• _Objective_
Return the listing below verbatim. Pictures do not belong in the copy.

• _Given data_

§ §

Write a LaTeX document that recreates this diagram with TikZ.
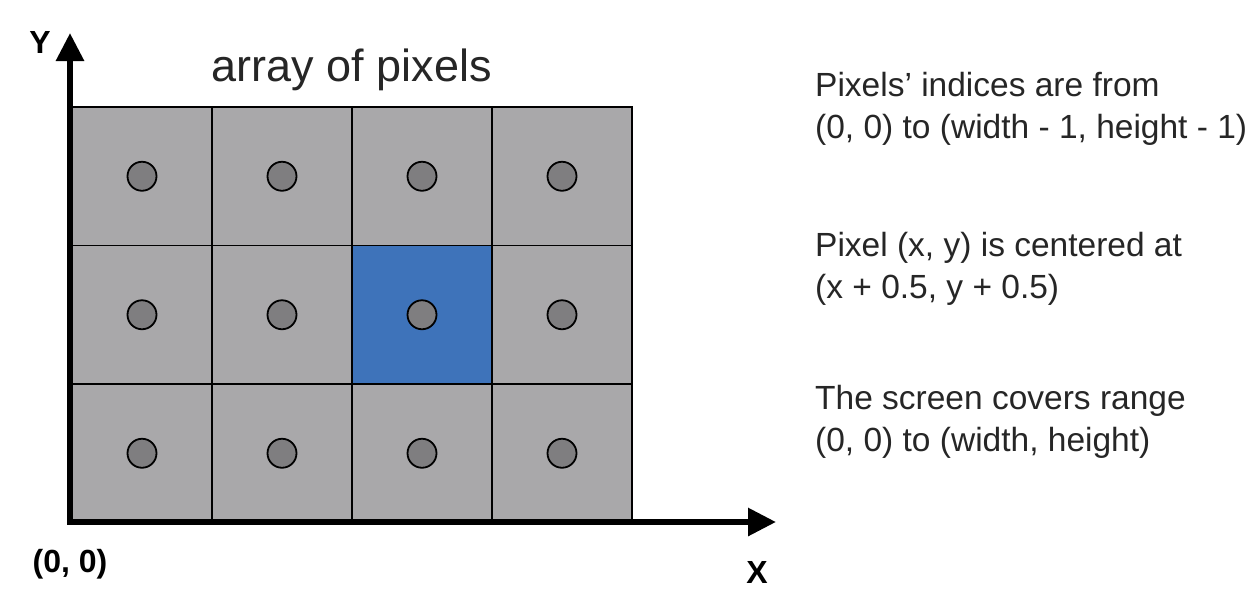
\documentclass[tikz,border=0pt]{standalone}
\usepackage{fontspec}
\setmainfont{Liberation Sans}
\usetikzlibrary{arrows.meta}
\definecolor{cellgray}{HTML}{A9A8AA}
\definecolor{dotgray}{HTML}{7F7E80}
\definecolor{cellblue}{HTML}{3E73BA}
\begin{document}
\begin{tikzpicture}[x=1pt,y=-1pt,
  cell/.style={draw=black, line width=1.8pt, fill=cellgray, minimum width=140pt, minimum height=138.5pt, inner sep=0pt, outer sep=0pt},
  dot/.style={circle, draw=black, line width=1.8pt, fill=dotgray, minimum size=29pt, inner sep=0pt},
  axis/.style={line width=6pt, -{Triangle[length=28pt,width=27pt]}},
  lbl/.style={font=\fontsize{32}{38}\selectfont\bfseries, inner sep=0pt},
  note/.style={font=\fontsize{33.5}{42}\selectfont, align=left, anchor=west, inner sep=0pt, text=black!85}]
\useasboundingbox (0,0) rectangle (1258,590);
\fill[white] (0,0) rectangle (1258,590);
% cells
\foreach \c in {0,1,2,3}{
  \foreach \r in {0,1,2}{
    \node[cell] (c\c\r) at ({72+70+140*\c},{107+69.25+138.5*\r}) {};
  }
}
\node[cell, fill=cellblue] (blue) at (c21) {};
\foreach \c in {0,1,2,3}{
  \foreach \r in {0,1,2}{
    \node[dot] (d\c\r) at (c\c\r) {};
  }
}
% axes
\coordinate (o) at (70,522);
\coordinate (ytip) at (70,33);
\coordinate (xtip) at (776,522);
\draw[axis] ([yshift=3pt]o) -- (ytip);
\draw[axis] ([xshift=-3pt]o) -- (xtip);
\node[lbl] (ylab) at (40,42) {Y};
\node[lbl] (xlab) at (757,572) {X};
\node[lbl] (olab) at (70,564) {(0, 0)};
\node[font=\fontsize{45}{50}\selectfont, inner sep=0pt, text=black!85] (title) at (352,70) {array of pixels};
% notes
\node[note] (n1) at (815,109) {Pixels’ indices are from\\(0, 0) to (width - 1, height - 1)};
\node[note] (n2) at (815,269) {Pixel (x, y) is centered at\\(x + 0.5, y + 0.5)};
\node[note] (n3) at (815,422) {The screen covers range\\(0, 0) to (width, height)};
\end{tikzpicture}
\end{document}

§ §

• _Task output_
Write a LaTeX document that recreates this diagram with TikZ.
\documentclass[tikz,border=0pt]{standalone}
\usepackage{fontspec}
\setmainfont{Liberation Sans}
\usetikzlibrary{arrows.meta}
\definecolor{cellgray}{HTML}{A9A8AA}
\definecolor{dotgray}{HTML}{7F7E80}
\definecolor{cellblue}{HTML}{3E73BA}
\begin{document}
\begin{tikzpicture}[x=1pt,y=-1pt,
  cell/.style={draw=black, line width=1.8pt, fill=cellgray, minimum width=140pt, minimum height=138.5pt, inner sep=0pt, outer sep=0pt},
  dot/.style={circle, draw=black, line width=1.8pt, fill=dotgray, minimum size=29pt, inner sep=0pt},
  axis/.style={line width=6pt, -{Triangle[length=28pt,width=27pt]}},
  lbl/.style={font=\fontsize{32}{38}\selectfont\bfseries, inner sep=0pt},
  note/.style={font=\fontsize{33.5}{42}\selectfont, align=left, anchor=west, inner sep=0pt, text=black!85}]
\useasboundingbox (0,0) rectangle (1258,590);
\fill[white] (0,0) rectangle (1258,590);
% cells
\foreach \c in {0,1,2,3}{
  \foreach \r in {0,1,2}{
    \node[cell] (c\c\r) at ({72+70+140*\c},{107+69.25+138.5*\r}) {};
  }
}
\node[cell, fill=cellblue] (blue) at (c21) {};
\foreach \c in {0,1,2,3}{
  \foreach \r in {0,1,2}{
    \node[dot] (d\c\r) at (c\c\r) {};
  }
}
% axes
\coordinate (o) at (70,522);
\coordinate (ytip) at (70,33);
\coordinate (xtip) at (776,522);
\draw[axis] ([yshift=3pt]o) -- (ytip);
\draw[axis] ([xshift=-3pt]o) -- (xtip);
\node[lbl] (ylab) at (40,42) {Y};
\node[lbl] (xlab) at (757,572) {X};
\node[lbl] (olab) at (70,564) {(0, 0)};
\node[font=\fontsize{45}{50}\selectfont, inner sep=0pt, text=black!85] (title) at (352,70) {array of pixels};
% notes
\node[note] (n1) at (815,109) {Pixels’ indices are from\\(0, 0) to (width - 1, height - 1)};
\node[note] (n2) at (815,269) {Pixel (x, y) is centered at\\(x + 0.5, y + 0.5)};
\node[note] (n3) at (815,422) {The screen covers range\\(0, 0) to (width, height)};
\end{tikzpicture}
\end{document}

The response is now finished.